In the end, I did decide to go see Island Lake, and it was, hands-down, the most stunning place I’ve seen all summer: a single mound of solid grey rock breaching out of clear, almost-otherworldly blue water; symmetrical snowfields sweeping down to touch the edge of the pool; green moss; grey cliffs; blue blue sky.  I found a nice sunny rock to sit on out of view of the other hikers, took my shoes off and ate my lunch while watching light and shadow bring the scenery to life.
Island Lake
That said, sheer beauty wasn't enough for me.  I did my best to appreciate the place--to recognize if not absorb some of its magic--but those other hikers were hovering at the edge of my mind; I couldn't find a sense of a calm. Didn’t stay long.

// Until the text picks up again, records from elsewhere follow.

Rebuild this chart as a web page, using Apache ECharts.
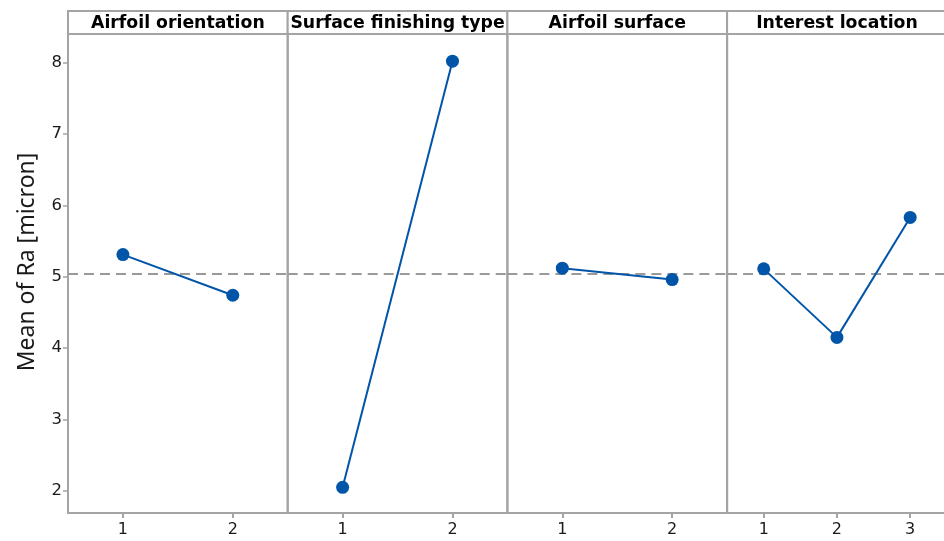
<!DOCTYPE html>
<html>
<head>
<meta charset="utf-8">
<script src="https://cdn.jsdelivr.net/npm/echarts@6/dist/echarts.min.js"></script>
<style>
  html, body { margin: 0; padding: 0; background: #fff; }
  #chart { width: 944px; height: 541px; }
</style>
</head>
<body>
<div id="chart"></div>
<script>
// ---- data ----
const panelTitles = ['Airfoil orientation', 'Surface finishing type', 'Airfoil surface', 'Interest location'];
const levelsOrientation = ['1', '2'];
const levelsFinishing = ['1', '2'];
const levelsSurface = ['1', '2'];
const levelsLocation = ['1', '2', '3'];
const meansOrientation = [5.31, 4.74];
const meansFinishing = [2.05, 8.02];
const meansSurface = [5.12, 4.96];
const meansLocation = [5.11, 4.15, 5.83];
const grandMean = 5.04;
const yTicks = [2, 3, 4, 5, 6, 7, 8];
const yAxisTitle = 'Mean of Ra [micron]';

// ---- layout ----
const panelLevels = [levelsOrientation, levelsFinishing, levelsSurface, levelsLocation];
const panelMeans = [meansOrientation, meansFinishing, meansSurface, meansLocation];
const plotLeft = 68, panelW = 219.7, plotTop = 34, plotBottom = 28, headerTop = 11;
const gray = '#a4a4a4';
const blue = '#0055a8';
const textColor = '#1a1a1a';
const fontFam = '"DejaVu Sans", Verdana, sans-serif';

const grids = [], xAxes = [], yAxes = [], series = [], graphics = [];
panelTitles.forEach((t, i) => {
  const left = plotLeft + i * panelW;
  grids.push({
    left: left, width: panelW, top: plotTop, bottom: plotBottom,
    outerBoundsMode: 'none', containLabel: false,
    show: true, borderColor: gray, borderWidth: 2, backgroundColor: 'transparent'
  });
  xAxes.push({
    type: 'category', gridIndex: i, data: panelLevels[i], boundaryGap: true,
    axisLine: { show: true, lineStyle: { color: gray, width: 2 } },
    axisTick: { show: true, alignWithLabel: true, length: 5, lineStyle: { color: gray, width: 2 } },
    axisLabel: { fontSize: 16, color: textColor, margin: 9, fontFamily: fontFam },
    splitLine: { show: false }
  });
  const first = i === 0;
  yAxes.push({
    type: 'value', gridIndex: i, min: 1.69, max: 8.4,
    axisLine: { show: first, lineStyle: { color: gray, width: 2 } },
    axisTick: { show: first, length: 5, lineStyle: { color: gray, width: 1.5 }, customValues: yTicks },
    axisLabel: { show: first, fontSize: 16.5, color: textColor, margin: 6, fontFamily: fontFam, customValues: yTicks },
    splitLine: { show: false }
  });
  series.push({
    type: 'line', xAxisIndex: i, yAxisIndex: i, data: panelMeans[i],
    symbol: 'circle', symbolSize: 13,
    lineStyle: { color: blue, width: 2 },
    itemStyle: { color: blue },
    z: 5,
    markLine: {
      silent: true, symbol: ['none', 'none'],
      label: { show: false },
      lineStyle: { color: '#9a9a9a', width: 2, type: [10, 6] },
      data: [{ yAxis: grandMean }],
      z: 2
    }
  });
  graphics.push({
    type: 'rect',
    shape: { x: left, y: headerTop, width: panelW, height: plotTop - headerTop },
    style: { fill: '#fff', stroke: gray, lineWidth: 2 }
  });
  graphics.push({
    type: 'text',
    x: left + panelW / 2, y: headerTop + (plotTop - headerTop) / 2 + 1,
    style: {
      text: t, fill: '#000', font: 'bold 17.3px ' + fontFam,
      textAlign: 'center', textVerticalAlign: 'middle'
    }
  });
});
graphics.push({
  type: 'text',
  x: 27, y: (headerTop + (541 - plotBottom)) / 2,
  rotation: Math.PI / 2,
  style: {
    text: yAxisTitle, fill: textColor, font: '23px "Noto Sans", "Open Sans", sans-serif',
    textAlign: 'center', textVerticalAlign: 'middle'
  }
});

const chart = echarts.init(document.getElementById('chart'), null, { renderer: 'canvas' });
chart.setOption({
  animation: false,
  backgroundColor: '#fff',
  grid: grids,
  xAxis: xAxes,
  yAxis: yAxes,
  series: series,
  graphic: graphics
});
</script>
</body>
</html>
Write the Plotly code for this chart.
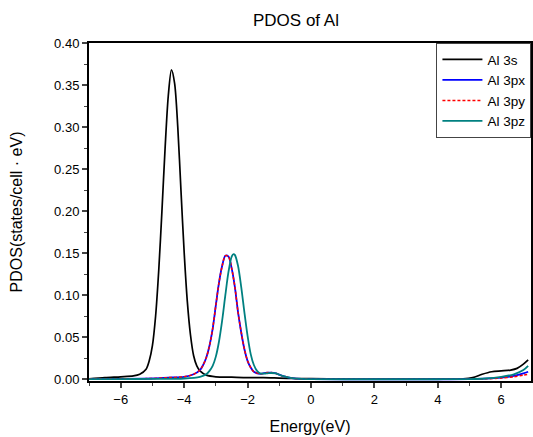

On the way down to Upper Ice Lake, I saw dozens of people clustered at its shore. Onward.  I crossed paths with several dozen on the way to Lower Ice Lake. Onward. I must have seen more than a hundred people that day--all friendly, all happy to be there, all of us out looking for a little bit of fresh air, a little bit of adventure. “Beautiful day!” we’d nod to one another. (Strangely, whenever anyone stopped to ask, “how much farther? Is it worth it?,” I advised them to take the extra spur to Island Lake. Even though I’d wanted it all to myself when I was there, I was still eager to share it, maybe hope that someone else would find meaning in its calm waters, its mirrored mountains.)

Crowds on Upper Ice Lake
Now for an unexpected "Pause" that same weekend:

After the thoroughly disappointing day at Ice Lakes, I continued on with my plans to hike a shorter, less scenic and thus less popular trail—Highland Mary Lakes in the Weminuche Wilderness. Finding the access road busy and campsites all full, I nearly just went home. (In fact, I did turn around and drive away, then, sigh, turned back around again and stayed, figuring I'd better at least give Colorado a chance to redeem itself.)  After pitching my tent in a quiet corner of the wilderness and packing up at daybreak, I followed the trail through trees and brush alongside a steep, rocky stream up to mossy tundra, meeting no other people en route. I reached the first of the cool, quiet Highland Mary Lakes just in time to see the low blanket of clouds mirrored in the perfectly smooth water before raindrops began to pock and ripple the reflection. I sat for a while, soaking in the muted brilliance of the greens and greys, the quietude, the lonely calm, before continuing onward--more Highland Mary Lakes; Verde Lakes; the Continental Divide Trail--saturated, sated.